La chute inexorable du vaillant Hubble
C’est une problématique que les ingénieurs connaissent parfaitement. C’est par exemple pour cette raison que la Station Spatiale Internationale est dotée de propulseurs. Ils permettent de compenser ce déclin d’orbite pour maintenir l’ISS en l’air aussi longtemps qu’elle en sera capable.
Mais le pauvre Hubble est démuni à ce niveau ; il ne dispose pas du moindre propulseur pour lui donner un coup de pouce dans son combat contre la gravité. Il reviendra donc s’écraser sur Terre, vraisemblablement au milieu de la prochaine décennie. La seule façon de prolonger sa durée de vie serait donc d’envoyer un engin spécialisé pour le remettre sur la bonne trajectoire.
C’est une idée que la NASA a déjà commencé à explorer avec SpaceX à l’automne (voir notre article). Mais désormais, elle a lancé un appel à plus grande échelle qui concerne toute l’industrie. Les entreprises qui répondront à cet appel devront explorer la faisabilité de cette opération. Il s’agira d’en déterminer les enjeux techniques, logistiques… et surtout commerciaux.
Car contrairement à ce qu’on pourrait penser, l’objectif prioritaire n’est pas de sauver la mise à Hubble. « La NASA n’a aucun plan de conduire ou de financer une mission d’entretien ou de soumettre cette opportunité à un appel d’offre », explique le communiqué.
Poser les bases logistiques pour les satellites de demain
Même si Hubble a une valeur historique et scientifique énorme, il faudra aussi laisser la place à des équipements plus performants. À commencer par les autres télescopes de pointe qui viendront garnir l’arsenal des astronomes ces prochaines années. On peut citer le télescope Roman, qui doit entrer en service vers 2026 (voir notre article). Il y a aussi le fameux James Webb, qui vient de fêter le premier anniversaire de son lancement. Et cette armada scientifique, il faudra évidemment en prendre soin.
Mais certains engins, à commencer par le JWST, sont situés sur des orbites particulièrement difficiles d’accès. Contrairement à Hubble, qui a été entretenu à cinq reprises, il sera donc impossible d’aller le réparer en cas de pépin… du moins, avec la technologie disponible actuellement. Et c’est tout l’enjeu de l’appel de la NASA.
En étudiant différents scénarios de fin de vie par rapport à Hubble, espère surtout poser les bases d’une nouvelle organisation. L’objectif sera d’entretenir, de réparer et de réajuster des tas d’engins qui sont aujourd’hui plus ou moins considérés comme jetables.
C’est une activité qui pourrait occuper une place centrale dans l’organisation de la NASA d’ici quelques années. En effet, les enjeux sont considérables à plusieurs niveaux.
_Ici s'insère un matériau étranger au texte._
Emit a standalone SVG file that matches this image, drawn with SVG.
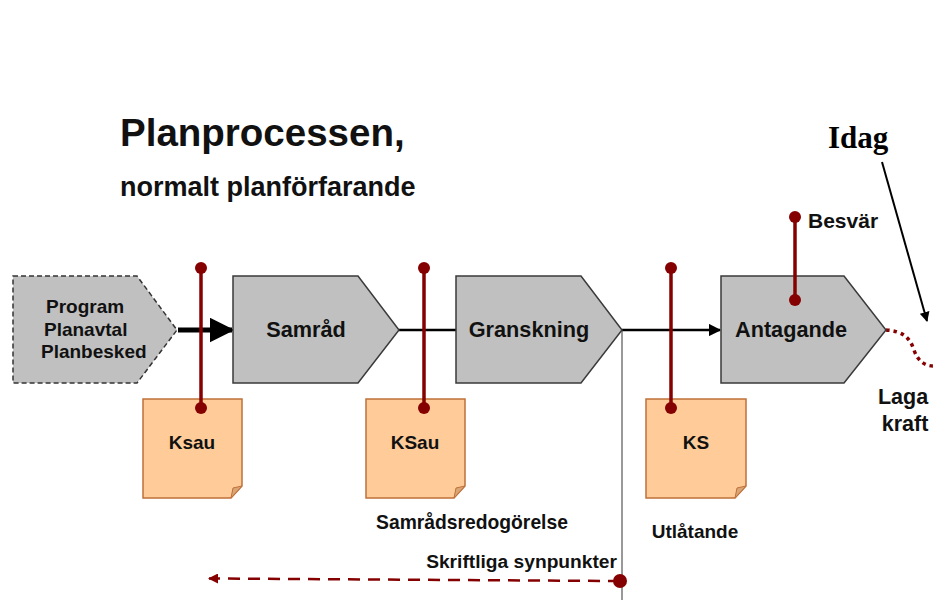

Scientifiquement et techniquement parlant, l’intérêt est évident ; cela pourrait permettre de profiter plus longtemps de certains appareils de grande valeur. En termes économiques, c’est un excellent prétexte pour signer différents types d’accords avec de nouveaux partenaires commerciaux.
C’est aussi une bonne nouvelle pour la pérennité de l’exploration spatiale. Car le fait de mieux gérer la fin de vie de ces engins permettra aussi de limiter les chances d’accident, et par extension, la production de débris. Une préoccupation de tout premier plan, sachant que l’orbite terrestre se remplit à une vitesse affolante. Et accessoirement, en servant ainsi d’exemple, Hubble pourra cimenter encore un peu plus son héritage scientifique déjà colossal en apportant sa contribution jusqu’aux dernières minutes de sa vie.
La NASA va se pencher sur toutes les belles idées proposées par l’industrie à partir du 24 janvier prochain. Quelque mois plus tard, lorsqu’elle aura fini de les étudier, la en publiera probablement une synthèse. Et elle s’annonce assez intéressante. Elle contiendra certainement des concepts et des idées que l’on retrouvera sur les satellites de demain, avec l’objectif d’augmenter significativement leur durée de vie.